The P&O board is made to look a little foolish in recommending the lower bid from DP World, and agreeing a 1 per cent break fee, when there was plainly more to be had. But who's complaining? In the end it's going to come down to which bidder has the deeper pockets. For shareholders in the last remaining bit of Lord Sterling's legacy not yet to be taken over, it's a pretty good position to be in. What a ride they've had since the break-up of this once mighty corporate empire began.

BA cannot follow Rentokil on pensions

When Rentokil Initial closed its final-salary scheme to existing members, the assumption was that other FTSE 100 companies with unaffordable pension promises would quickly follow suit. That may not be the case, if only because for some the cost of closure would be greater than living with the deficit.

British Airways, which has the biggest deficit in the Footsie relative to market capitalisation, is a case in point. On an FRS 17 basis, the deficit stands at £1.4bn. But if BA were to close the scheme entirely and crystallise the loss, it would cost about £3bn on a fully funded basis.

This would be a huge financial burden for a company like BA which already has a big investment programme and will in the next few years need to spend anything up to £10bn on new long-haul aircraft.
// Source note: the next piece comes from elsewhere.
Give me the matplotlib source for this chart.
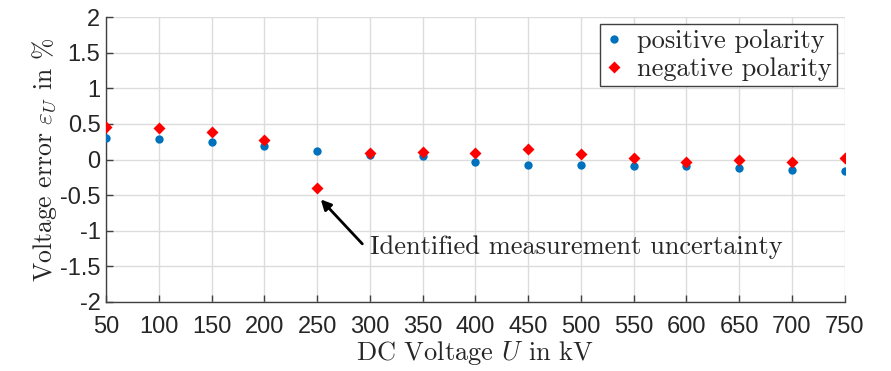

Abandoning the final-salary scheme would also give BA's militant trades unions another reason for taking industrial action. Two-thirds of the company's 48,000 staff are in the final-salary scheme, whereas Rentokil's scheme only has 3,000 active members.

Wisely, BA's new chief executive has therefore rejected this route, though it may still be appropriate for others, Compass being a case in point. Yet he has to do something about the shortfall. Until he has plugged the gap, BA cannot return to the dividend list, nor make any corporate moves or investments of any size.

It also has to survive against competition from low-cost rivals which do not have the albatross of a pensions liability around their necks. Full-service US operators have, meanwhile, been able through Chapter 11 bankruptcy procedures to dump their pension liabilities on to the Government.

BA's pension deficit is shackling the rest of the business so it is easy to see why the chief executive Willie Walsh has made coming up with an answer his top priority. Which ever way he cuts it, the solution is bound to be painful.